The screens are touch-enabled so viewers can manipulate the images in front of them or transfer displays back and forth from the screen in front of them onto one of the other three screens or down onto the LCD on the table’s flat surface.
The MisTable project has been led by Sriram Subramanian, Professor of Human-Computer Interaction, and Dr Diego Martinez Plasencia at the Bristol Interaction and Graphics (BIG) unit of Bristol University’s Department of Computer Science. Rather than trying to produce a 3D image, the team’s aim was to solve a problem inherent in tabletop displays but the floating nature of the image produces a pseudo-3D effect.
Off the wall
Subramanian explained that users of tabletop screens often use wall projections because the orientation of the screen may not suit all users around a table but these are distanced from the viewers. By creating vertical displays, the problem is solved.
“The personal screen provides direct line of sight and access to the different interaction spaces. Users can be aware of each other’s actions and can easily switch between interacting with the personal screen to the tabletop surface or the interaction section. This allows users to break in or out of shared tasks and switch between ‘individual’ and ‘group’ work,” he said.

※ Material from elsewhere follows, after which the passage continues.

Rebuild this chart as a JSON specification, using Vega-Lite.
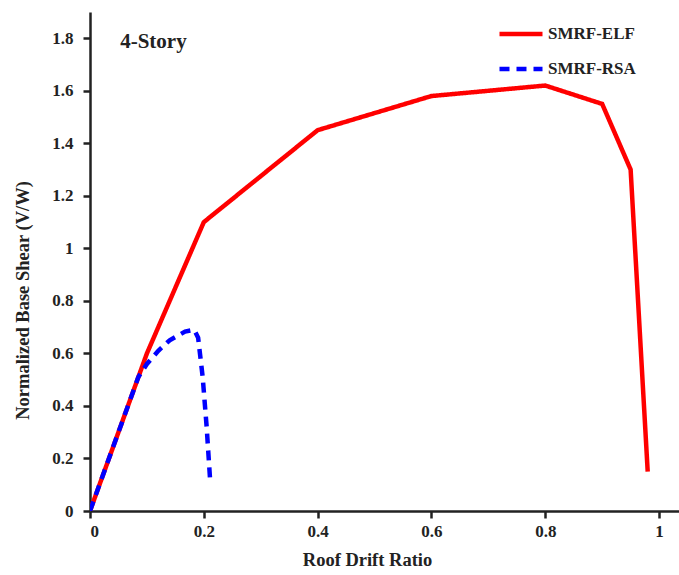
{
  "$schema": "https://vega.github.io/schema/vega-lite/v6.json",
  "width": 589,
  "height": 499,
  "autosize": {"type": "none"},
  "padding": {"left": 90, "top": 12, "right": 0, "bottom": 64},
  "background": "white",
  "config": {
    "view": {"stroke": null},
    "font": "Liberation Serif",
    "axis": {
      "grid": false,
      "domainColor": "#222222",
      "domainWidth": 2.5,
      "tickColor": "#222222",
      "tickWidth": 2.5,
      "tickSize": 7,
      "labelFont": "Liberation Serif",
      "labelFontSize": 17,
      "labelFontWeight": "bold",
      "labelColor": "#222222",
      "titleFont": "Liberation Serif",
      "titleFontSize": 18.5,
      "titleFontWeight": "bold",
      "titleColor": "#222222"
    }
  },
  "datasets": {
    "curves": [
      {"drift": 0, "shear": 0, "series": "SMRF-ELF"},
      {"drift": 0.1, "shear": 0.6, "series": "SMRF-ELF"},
      {"drift": 0.2, "shear": 1.1, "series": "SMRF-ELF"},
      {"drift": 0.4, "shear": 1.45, "series": "SMRF-ELF"},
      {"drift": 0.6, "shear": 1.58, "series": "SMRF-ELF"},
      {"drift": 0.8, "shear": 1.62, "series": "SMRF-ELF"},
      {"drift": 0.9, "shear": 1.55, "series": "SMRF-ELF"},
      {"drift": 0.95, "shear": 1.3, "series": "SMRF-ELF"},
      {"drift": 0.98, "shear": 0.15, "series": "SMRF-ELF"},
      {"drift": 0, "shear": 0, "series": "SMRF-RSA"},
      {"drift": 0.085, "shear": 0.51, "series": "SMRF-RSA"},
      {"drift": 0.1, "shear": 0.56, "series": "SMRF-RSA"},
      {"drift": 0.12, "shear": 0.61, "series": "SMRF-RSA"},
      {"drift": 0.14, "shear": 0.65, "series": "SMRF-RSA"},
      {"drift": 0.167, "shear": 0.683, "series": "SMRF-RSA"},
      {"drift": 0.183, "shear": 0.69, "series": "SMRF-RSA"},
      {"drift": 0.19, "shear": 0.66, "series": "SMRF-RSA"},
      {"drift": 0.198, "shear": 0.51, "series": "SMRF-RSA"},
      {"drift": 0.205, "shear": 0.32, "series": "SMRF-RSA"},
      {"drift": 0.211, "shear": 0.12, "series": "SMRF-RSA"}
    ],
    "label": [{"drift": 0.053, "shear": 1.785, "text": "4-Story"}]
  },
  "layer": [
    {
      "data": {"name": "curves"},
      "mark": {"type": "line", "strokeWidth": 4.5, "clip": true},
      "encoding": {
        "x": {
          "field": "drift", "type": "quantitative",
          "scale": {"domain": [0, 1.035], "nice": false, "zero": false},
          "axis": {"values": [0, 0.2, 0.4, 0.6, 0.8, 1], "format": ".1~f", "title": "Roof Drift Ratio", "labelPadding": 5, "titleX": 277, "titleY": 54, "titleBaseline": "alphabetic"}
        },
        "y": {
          "field": "shear", "type": "quantitative",
          "scale": {"domain": [0, 1.9], "nice": false},
          "axis": {"values": [0, 0.2, 0.4, 0.6, 0.8, 1, 1.2, 1.4, 1.6, 1.8], "format": ".1~f", "title": "Normalized Base Shear (V/W)", "labelPadding": 10, "titleY": 288, "titleX": -58}
        },
        "color": {
          "field": "series", "type": "nominal",
          "scale": {"domain": ["SMRF-ELF", "SMRF-RSA"], "range": ["#ff0000", "#0000ff"]},
          "legend": {
            "title": null,
            "orient": "none",
            "legendX": 407,
            "legendY": -2,
            "symbolType": "stroke",
            "symbolSize": 1850,
            "symbolStrokeWidth": 4.5,
            "labelFont": "Liberation Serif",
            "labelFontSize": 17,
            "labelFontWeight": "bold",
            "labelColor": "#222222",
            "rowPadding": 2,
            "labelOffset": 3,
            "encode": {
              "symbols": {
                "update": {
                  "strokeDash": {"signal": "datum.value === 'SMRF-RSA' ? [14, 13] : [1, 0]"}
                }
              }
            }
          }
        },
        "strokeDash": {
          "field": "series", "type": "nominal",
          "scale": {"domain": ["SMRF-ELF", "SMRF-RSA"], "range": [[1, 0], [10, 7]]},
          "legend": null
        }
      }
    },
    {
      "data": {"name": "label"},
      "mark": {"type": "text", "font": "Liberation Serif", "fontSize": 21, "fontWeight": "bold", "align": "left", "baseline": "middle", "color": "#222222"},
      "encoding": {
        "x": {"field": "drift", "type": "quantitative"},
        "y": {"field": "shear", "type": "quantitative"},
        "text": {"field": "text"}
      }
    },
    {
      "mark": {"type": "rule", "color": "#222222", "strokeWidth": 2.5},
      "encoding": {"y": {"datum": 1.9}}
    }
  ]
}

The ethereal nature of the vapour screen places demands on image quality requiring the projection’s brightness to be altered in different places to create a consistent image. This is achieved by the use of a colourimeter to constantly measure the brightness of the red, green and blue light. The system then creates a “texture template”, a brightness map, that tells the projector how to compensate for the irregular diffusion to create a constant result.
Personal screens allow the each user’s view to be customised, as well as maintaining all of the established tabletop interface techniques, such as touch and tangible interactions.